OLYMPIA – The Washington Fish and Wildlife Commission on Saturday approved a proposed plan for managing gray wolves, a decision sure to spark criticism from hunting and livestock groups that complained it calls for too many of the predators.

Members of the commission called the plan a good compromise that will keep wolf management in the hands of state officials instead of the federal government. They emphasized Saturday that the management of wolves in Washington was a work in progress and that the plan was merely a guide for future action.

Commission Chairwoman Miranda Wecker said the panel shouldn’t overemphasize the importance of the management plan.

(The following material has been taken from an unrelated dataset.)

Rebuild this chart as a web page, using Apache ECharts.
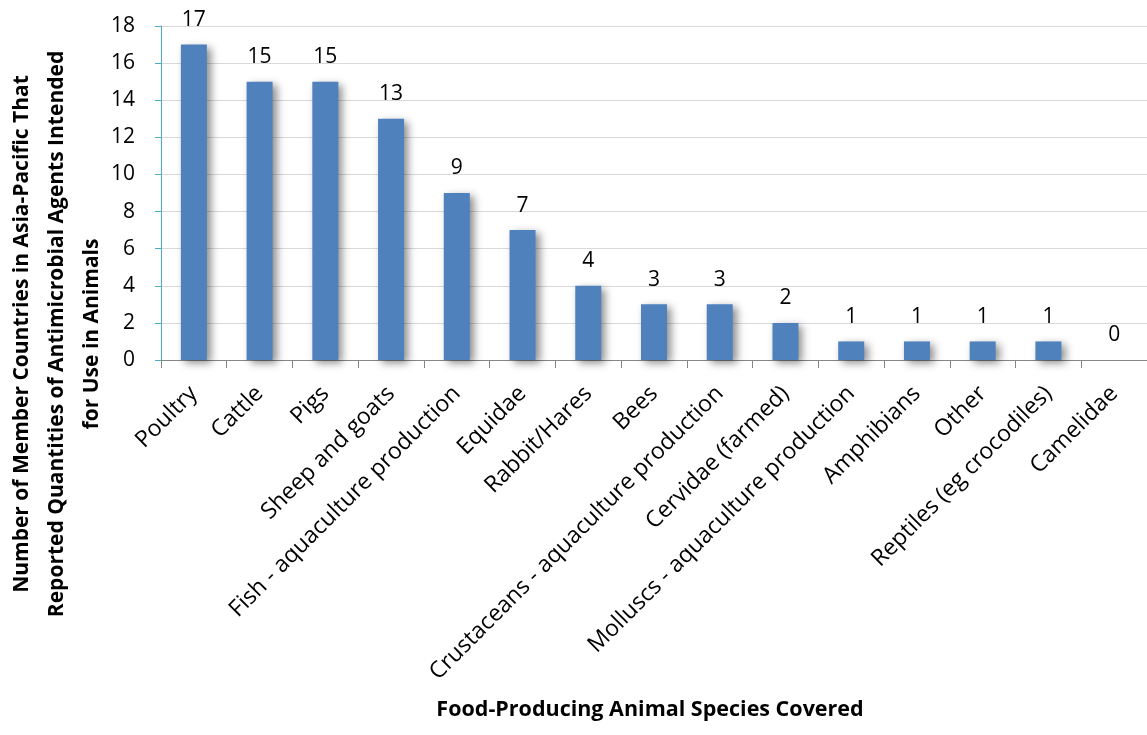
<!DOCTYPE html>
<html>
<head>
<meta charset="utf-8">
<script src="https://cdn.jsdelivr.net/npm/echarts@6/dist/echarts.min.js"></script>
<style>
  html, body { margin: 0; padding: 0; background: #ffffff; }
  #chart { width: 1147px; height: 735px; }
</style>
</head>
<body>
<div id="chart"></div>
<script>
// Animal species covered by reporting countries, with the number of countries for each
const categories = [
  'Poultry', 'Cattle', 'Pigs', 'Sheep and goats', 'Fish - aquaculture production',
  'Equidae', 'Rabbit/Hares', 'Bees', 'Crustaceans - aquaculture production',
  'Cervidae (farmed)', 'Molluscs - aquaculture production', 'Amphibians',
  'Other', 'Reptiles (eg crocodiles)', 'Camelidae'
];
const countries = [17, 15, 15, 13, 9, 7, 4, 3, 3, 2, 1, 1, 1, 1, 0];

const yTitle = 'Number of Member Countries in Asia-Pacific That\nReported Quantities of Antimicrobial Agents Intended\nfor Use in Animals';
const xTitle = 'Food-Producing Animal Species Covered';

const FONT = 'Open Sans';
const chart = echarts.init(document.getElementById('chart'), null, { renderer: 'canvas' });

chart.setOption({
  animation: false,
  backgroundColor: '#ffffff',
  textStyle: { fontFamily: FONT },
  grid: { left: 161, right: -3, top: 26, bottom: 375, containLabel: false },
  xAxis: {
    type: 'category',
    data: categories,
    boundaryGap: true,
    axisLine: { show: true, lineStyle: { color: '#868686', width: 1 } },
    axisTick: { show: true, alignWithLabel: false, length: 8, lineStyle: { color: '#868686' } },
    axisLabel: {
      interval: 0,
      rotate: 45,
      margin: 30,
      color: '#000000',
      fontFamily: FONT,
      fontSize: 23
    },
    splitLine: { show: false }
  },
  yAxis: {
    type: 'value',
    min: 0,
    max: 18,
    interval: 2,
    axisLine: { show: true, lineStyle: { color: '#4BACC6', width: 1 } },
    axisTick: { show: true, length: 6, lineStyle: { color: '#4BACC6' } },
    axisLabel: { margin: 26, color: '#000000', fontFamily: FONT, fontSize: 21 },
    splitLine: { show: true, lineStyle: { color: '#D9D9D9', width: 1 } }
  },
  series: [{
    type: 'bar',
    data: countries,
    barWidth: 26,
    itemStyle: {
      color: '#4F81BD',
      shadowColor: 'rgba(0,0,0,0.45)',
      shadowBlur: 8,
      shadowOffsetX: 4,
      shadowOffsetY: 3
    },
    label: {
      show: true,
      position: 'top',
      distance: 14,
      color: '#000000',
      fontFamily: FONT,
      fontSize: 21
    }
  }],
  graphic: [
    {
      type: 'text',
      x: 57,
      y: 334,
      rotation: Math.PI / 2,
      style: {
        text: yTitle,
        fill: '#000000',
        font: 'bold 21px ' + FONT,
        align: 'center',
        verticalAlign: 'middle',
        lineHeight: 35
      }
    },
    {
      type: 'text',
      x: 650,
      y: 710,
      style: {
        text: xTitle,
        fill: '#000000',
        font: 'bold 21.5px ' + FONT,
        align: 'center',
        verticalAlign: 'middle'
      }
    }
  ]
});
</script>
</body>
</html>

“What matters most is how we react to wolves on the ground,” she said.

Wecker said the plan establishes Washington state as the authority over what happens to wolves and other wildlife in the state, instead of the federal government.

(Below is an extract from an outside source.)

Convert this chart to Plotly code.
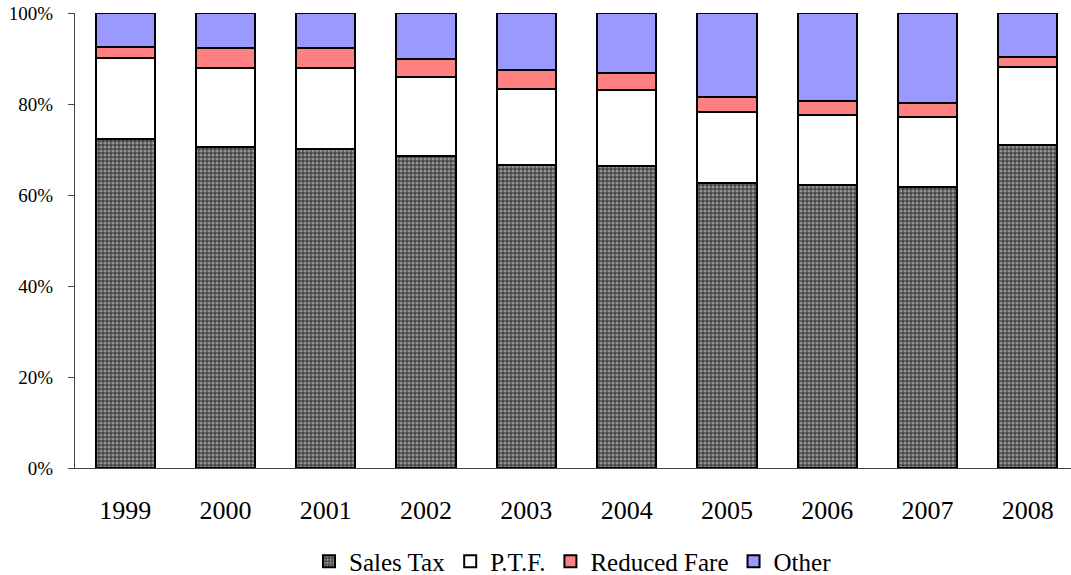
import plotly.graph_objects as go

years = ["1999", "2000", "2001", "2002", "2003", "2004", "2005", "2006", "2007", "2008"]
sales_tax = [72.2, 70.5, 70.2, 68.5, 66.6, 66.3, 62.6, 62.1, 61.7, 71.1]
ptf = [18.0, 17.4, 17.7, 17.5, 16.8, 16.7, 15.7, 15.4, 15.5, 17.1]
reduced_fare = [2.3, 4.3, 4.4, 3.9, 4.1, 3.9, 3.3, 3.2, 3.0, 2.2]
other = [7.5, 7.8, 7.7, 10.1, 12.5, 13.1, 18.4, 19.3, 19.8, 9.6]
y_ticks = [0, 20, 40, 60, 80, 100]
y_tick_labels = ["0%", "20%", "40%", "60%", "80%", "100%"]

font_family = "Liberation Serif"
outline = dict(color="black", width=2)

fig = go.Figure()
fig.add_trace(go.Bar(
    name="Sales Tax", x=years, y=sales_tax,
    marker=dict(color="#444444", line=outline,
                pattern=dict(shape=".", fgcolor="#e0e0e0", bgcolor="#444444",
                             size=4, solidity=0.5)),
))
fig.add_trace(go.Bar(name="P.T.F.", x=years, y=ptf,
                     marker=dict(color="#ffffff", line=outline)))
fig.add_trace(go.Bar(name="Reduced Fare", x=years, y=reduced_fare,
                     marker=dict(color="#ff8080", line=outline)))
fig.add_trace(go.Bar(name="Other", x=years, y=other,
                     marker=dict(color="#9999ff", line=outline)))

fig.update_layout(
    barmode="stack",
    bargap=0.41,
    width=1071, height=575,
    margin=dict(l=75, r=0, t=13, b=107, autoexpand=False),
    paper_bgcolor="white", plot_bgcolor="white",
    font=dict(family=font_family, size=20, color="black"),
    showlegend=True,
    legend=dict(orientation="h", x=0.5, xanchor="center",
                yref="paper", y=-0.155, yanchor="top",
                traceorder="normal", font=dict(family=font_family, size=25),
                itemwidth=30, bgcolor="rgba(0,0,0,0)"),
    xaxis=dict(range=[-0.5, 9.43], showline=True, linecolor="#444", linewidth=1,
               ticks="", showgrid=False,
               tickfont=dict(family=font_family, size=26),
               ticklabelstandoff=19, fixedrange=True),
    yaxis=dict(range=[0, 100], tickmode="array", tickvals=y_ticks,
               ticktext=y_tick_labels,
               showline=True, linecolor="#444", linewidth=1,
               ticks="outside", ticklen=6, tickcolor="#444",
               showgrid=False, zeroline=False,
               tickfont=dict(family=font_family, size=19),
               ticklabelstandoff=11, fixedrange=True),
)

fig.write_html("out.html")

“As long as we have no plan, we are extremely limited in our management authority,” she said before the vote was taken. Wecker said this understanding is what pushed her to vote for it after feeling very conflicted in the days before Saturday’s hearing.

State wildlife officials have been working since 2007 to determine how best to recover wolves in their historic territory and ultimately delist them from endangered species protections, while reducing and managing wolf conflicts with livestock and humans.

Wolves migrated to Washington from Idaho, Oregon and British Columbia, though they are listed as endangered throughout Washington under state law and as endangered in the western two-thirds of the state under federal law.

The state Department of Fish and Wildlife released the proposal this past summer. Some 65,000 written comments were submitted, ranging from advocates who say wolves play a vital role in the ecosystem to hunters and ranchers who fear they will eat too many elk, deer and livestock. Nineteen meetings were held to gather public comments.

Ultimately, a 17-member citizen advisory group was unable to unanimously agree on the proposal despite months of discussion. Critics, including hunting and livestock groups, argued the plan simply calls for too many wolves, although the Washington Farm Bureau and Washington State Sheep Producers signed off on the proposal.

Under the plan, 15 successful breeding pairs would be required for three consecutive years to remove endangered species protections. Four breeding pairs would be required in Eastern Washington, the North Cascades and the South Cascades or Northwest coast, as well as three other pairs anywhere in the state.